-- START --

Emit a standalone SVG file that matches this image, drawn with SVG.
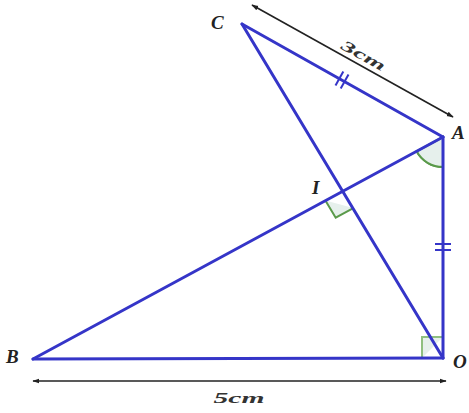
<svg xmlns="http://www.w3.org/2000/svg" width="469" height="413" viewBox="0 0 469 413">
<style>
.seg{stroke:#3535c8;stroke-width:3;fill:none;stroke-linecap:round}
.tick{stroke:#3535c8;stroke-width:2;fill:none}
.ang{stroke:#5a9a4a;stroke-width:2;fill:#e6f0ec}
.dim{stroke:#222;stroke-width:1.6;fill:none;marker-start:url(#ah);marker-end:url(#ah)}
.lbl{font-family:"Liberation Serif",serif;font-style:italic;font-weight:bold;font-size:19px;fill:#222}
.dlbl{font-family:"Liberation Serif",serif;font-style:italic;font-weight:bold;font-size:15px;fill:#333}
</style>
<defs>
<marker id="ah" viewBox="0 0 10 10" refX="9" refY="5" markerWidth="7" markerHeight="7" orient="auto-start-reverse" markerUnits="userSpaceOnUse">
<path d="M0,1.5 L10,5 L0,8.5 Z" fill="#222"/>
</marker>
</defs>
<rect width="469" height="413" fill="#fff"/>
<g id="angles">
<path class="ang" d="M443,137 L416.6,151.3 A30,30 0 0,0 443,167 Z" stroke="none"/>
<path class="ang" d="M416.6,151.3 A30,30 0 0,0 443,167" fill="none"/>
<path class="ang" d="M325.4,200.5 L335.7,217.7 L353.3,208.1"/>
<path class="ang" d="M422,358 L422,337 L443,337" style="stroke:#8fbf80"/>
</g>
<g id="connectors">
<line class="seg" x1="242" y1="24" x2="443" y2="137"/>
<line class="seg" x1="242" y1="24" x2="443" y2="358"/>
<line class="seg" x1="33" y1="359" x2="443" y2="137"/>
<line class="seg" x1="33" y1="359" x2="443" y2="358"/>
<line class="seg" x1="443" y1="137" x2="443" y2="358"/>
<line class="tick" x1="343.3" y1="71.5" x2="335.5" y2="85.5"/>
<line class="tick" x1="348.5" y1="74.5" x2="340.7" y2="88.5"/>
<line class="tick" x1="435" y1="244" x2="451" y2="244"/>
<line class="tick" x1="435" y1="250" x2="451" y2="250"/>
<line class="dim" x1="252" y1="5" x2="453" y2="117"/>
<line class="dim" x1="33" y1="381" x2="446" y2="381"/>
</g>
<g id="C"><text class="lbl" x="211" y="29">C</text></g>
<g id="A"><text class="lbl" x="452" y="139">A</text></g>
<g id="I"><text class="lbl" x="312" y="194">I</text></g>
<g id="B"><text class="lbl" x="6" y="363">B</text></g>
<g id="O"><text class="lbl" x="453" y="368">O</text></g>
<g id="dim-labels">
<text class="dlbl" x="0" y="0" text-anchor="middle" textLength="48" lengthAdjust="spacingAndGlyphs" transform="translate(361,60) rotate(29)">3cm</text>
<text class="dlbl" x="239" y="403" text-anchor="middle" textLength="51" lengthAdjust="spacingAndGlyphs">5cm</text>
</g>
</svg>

-- END --

Work to do: Please transcribe the material above exactly as written. Leave the pictures out.

The completed task:
Emit a standalone SVG file that matches this image, drawn with SVG.
<svg xmlns="http://www.w3.org/2000/svg" width="469" height="413" viewBox="0 0 469 413">
<style>
.seg{stroke:#3535c8;stroke-width:3;fill:none;stroke-linecap:round}
.tick{stroke:#3535c8;stroke-width:2;fill:none}
.ang{stroke:#5a9a4a;stroke-width:2;fill:#e6f0ec}
.dim{stroke:#222;stroke-width:1.6;fill:none;marker-start:url(#ah);marker-end:url(#ah)}
.lbl{font-family:"Liberation Serif",serif;font-style:italic;font-weight:bold;font-size:19px;fill:#222}
.dlbl{font-family:"Liberation Serif",serif;font-style:italic;font-weight:bold;font-size:15px;fill:#333}
</style>
<defs>
<marker id="ah" viewBox="0 0 10 10" refX="9" refY="5" markerWidth="7" markerHeight="7" orient="auto-start-reverse" markerUnits="userSpaceOnUse">
<path d="M0,1.5 L10,5 L0,8.5 Z" fill="#222"/>
</marker>
</defs>
<rect width="469" height="413" fill="#fff"/>
<g id="angles">
<path class="ang" d="M443,137 L416.6,151.3 A30,30 0 0,0 443,167 Z" stroke="none"/>
<path class="ang" d="M416.6,151.3 A30,30 0 0,0 443,167" fill="none"/>
<path class="ang" d="M325.4,200.5 L335.7,217.7 L353.3,208.1"/>
<path class="ang" d="M422,358 L422,337 L443,337" style="stroke:#8fbf80"/>
</g>
<g id="connectors">
<line class="seg" x1="242" y1="24" x2="443" y2="137"/>
<line class="seg" x1="242" y1="24" x2="443" y2="358"/>
<line class="seg" x1="33" y1="359" x2="443" y2="137"/>
<line class="seg" x1="33" y1="359" x2="443" y2="358"/>
<line class="seg" x1="443" y1="137" x2="443" y2="358"/>
<line class="tick" x1="343.3" y1="71.5" x2="335.5" y2="85.5"/>
<line class="tick" x1="348.5" y1="74.5" x2="340.7" y2="88.5"/>
<line class="tick" x1="435" y1="244" x2="451" y2="244"/>
<line class="tick" x1="435" y1="250" x2="451" y2="250"/>
<line class="dim" x1="252" y1="5" x2="453" y2="117"/>
<line class="dim" x1="33" y1="381" x2="446" y2="381"/>
</g>
<g id="C"><text class="lbl" x="211" y="29">C</text></g>
<g id="A"><text class="lbl" x="452" y="139">A</text></g>
<g id="I"><text class="lbl" x="312" y="194">I</text></g>
<g id="B"><text class="lbl" x="6" y="363">B</text></g>
<g id="O"><text class="lbl" x="453" y="368">O</text></g>
<g id="dim-labels">
<text class="dlbl" x="0" y="0" text-anchor="middle" textLength="48" lengthAdjust="spacingAndGlyphs" transform="translate(361,60) rotate(29)">3cm</text>
<text class="dlbl" x="239" y="403" text-anchor="middle" textLength="51" lengthAdjust="spacingAndGlyphs">5cm</text>
</g>
</svg>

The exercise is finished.